<<<<

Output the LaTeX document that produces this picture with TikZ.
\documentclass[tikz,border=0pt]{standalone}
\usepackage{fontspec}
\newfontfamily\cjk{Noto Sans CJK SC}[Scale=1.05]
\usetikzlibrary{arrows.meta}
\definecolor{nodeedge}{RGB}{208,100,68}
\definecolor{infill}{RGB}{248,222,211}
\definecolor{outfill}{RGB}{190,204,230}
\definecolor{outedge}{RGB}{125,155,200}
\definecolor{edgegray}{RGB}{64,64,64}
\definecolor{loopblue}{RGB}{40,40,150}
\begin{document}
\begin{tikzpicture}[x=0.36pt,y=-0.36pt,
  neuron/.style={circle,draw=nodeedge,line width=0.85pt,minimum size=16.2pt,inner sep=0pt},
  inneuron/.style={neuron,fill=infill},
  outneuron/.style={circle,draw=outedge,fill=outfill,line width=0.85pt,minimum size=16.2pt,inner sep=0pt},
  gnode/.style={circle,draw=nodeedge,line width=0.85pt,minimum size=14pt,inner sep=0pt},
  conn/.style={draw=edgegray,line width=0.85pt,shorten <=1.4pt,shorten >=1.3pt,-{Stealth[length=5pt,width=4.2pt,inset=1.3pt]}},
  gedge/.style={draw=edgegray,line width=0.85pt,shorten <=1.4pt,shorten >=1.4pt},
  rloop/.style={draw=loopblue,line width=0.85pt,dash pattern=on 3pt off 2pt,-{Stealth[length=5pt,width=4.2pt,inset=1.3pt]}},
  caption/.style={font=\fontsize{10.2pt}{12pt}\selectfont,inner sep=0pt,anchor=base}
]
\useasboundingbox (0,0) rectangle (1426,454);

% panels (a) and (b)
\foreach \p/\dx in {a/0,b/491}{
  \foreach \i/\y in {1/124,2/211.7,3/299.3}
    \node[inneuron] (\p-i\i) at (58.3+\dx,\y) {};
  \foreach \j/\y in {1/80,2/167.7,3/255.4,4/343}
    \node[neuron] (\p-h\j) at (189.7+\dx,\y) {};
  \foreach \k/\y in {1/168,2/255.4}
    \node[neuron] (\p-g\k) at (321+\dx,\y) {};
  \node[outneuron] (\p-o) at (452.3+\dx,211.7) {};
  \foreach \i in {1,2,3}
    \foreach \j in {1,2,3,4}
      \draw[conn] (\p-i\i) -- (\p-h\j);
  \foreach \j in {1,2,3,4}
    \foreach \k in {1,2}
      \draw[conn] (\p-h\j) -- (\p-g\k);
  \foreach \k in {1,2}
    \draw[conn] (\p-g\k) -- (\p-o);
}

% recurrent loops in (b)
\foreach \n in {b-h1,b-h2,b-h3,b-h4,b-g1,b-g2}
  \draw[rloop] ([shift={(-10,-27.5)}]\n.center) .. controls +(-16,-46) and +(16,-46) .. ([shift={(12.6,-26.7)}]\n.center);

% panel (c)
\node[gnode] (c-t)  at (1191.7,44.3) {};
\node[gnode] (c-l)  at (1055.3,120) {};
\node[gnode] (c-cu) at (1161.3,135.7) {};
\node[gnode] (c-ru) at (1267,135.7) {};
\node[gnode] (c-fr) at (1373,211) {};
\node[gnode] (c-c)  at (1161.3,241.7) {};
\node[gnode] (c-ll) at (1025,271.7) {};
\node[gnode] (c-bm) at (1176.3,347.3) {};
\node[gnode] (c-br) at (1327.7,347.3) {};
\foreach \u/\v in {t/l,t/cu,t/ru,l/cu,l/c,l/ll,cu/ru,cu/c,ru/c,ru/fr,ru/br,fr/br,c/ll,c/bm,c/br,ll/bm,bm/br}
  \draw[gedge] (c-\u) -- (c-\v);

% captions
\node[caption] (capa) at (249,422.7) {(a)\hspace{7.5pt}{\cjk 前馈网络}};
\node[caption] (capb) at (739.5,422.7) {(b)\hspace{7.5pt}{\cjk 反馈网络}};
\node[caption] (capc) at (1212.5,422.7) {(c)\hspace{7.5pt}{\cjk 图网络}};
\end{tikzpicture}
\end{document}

>>>>

What you need to do:
Write out, exactly and with nothing else, the lines of the listing above from its first line through the line with "(0,0) rectangle (1426,454);".

Answer to this exercise:
Output the LaTeX document that produces this picture with TikZ.
\documentclass[tikz,border=0pt]{standalone}
\usepackage{fontspec}
\newfontfamily\cjk{Noto Sans CJK SC}[Scale=1.05]
\usetikzlibrary{arrows.meta}
\definecolor{nodeedge}{RGB}{208,100,68}
\definecolor{infill}{RGB}{248,222,211}
\definecolor{outfill}{RGB}{190,204,230}
\definecolor{outedge}{RGB}{125,155,200}
\definecolor{edgegray}{RGB}{64,64,64}
\definecolor{loopblue}{RGB}{40,40,150}
\begin{document}
\begin{tikzpicture}[x=0.36pt,y=-0.36pt,
  neuron/.style={circle,draw=nodeedge,line width=0.85pt,minimum size=16.2pt,inner sep=0pt},
  inneuron/.style={neuron,fill=infill},
  outneuron/.style={circle,draw=outedge,fill=outfill,line width=0.85pt,minimum size=16.2pt,inner sep=0pt},
  gnode/.style={circle,draw=nodeedge,line width=0.85pt,minimum size=14pt,inner sep=0pt},
  conn/.style={draw=edgegray,line width=0.85pt,shorten <=1.4pt,shorten >=1.3pt,-{Stealth[length=5pt,width=4.2pt,inset=1.3pt]}},
  gedge/.style={draw=edgegray,line width=0.85pt,shorten <=1.4pt,shorten >=1.4pt},
  rloop/.style={draw=loopblue,line width=0.85pt,dash pattern=on 3pt off 2pt,-{Stealth[length=5pt,width=4.2pt,inset=1.3pt]}},
  caption/.style={font=\fontsize{10.2pt}{12pt}\selectfont,inner sep=0pt,anchor=base}
]
\useasboundingbox (0,0) rectangle (1426,454);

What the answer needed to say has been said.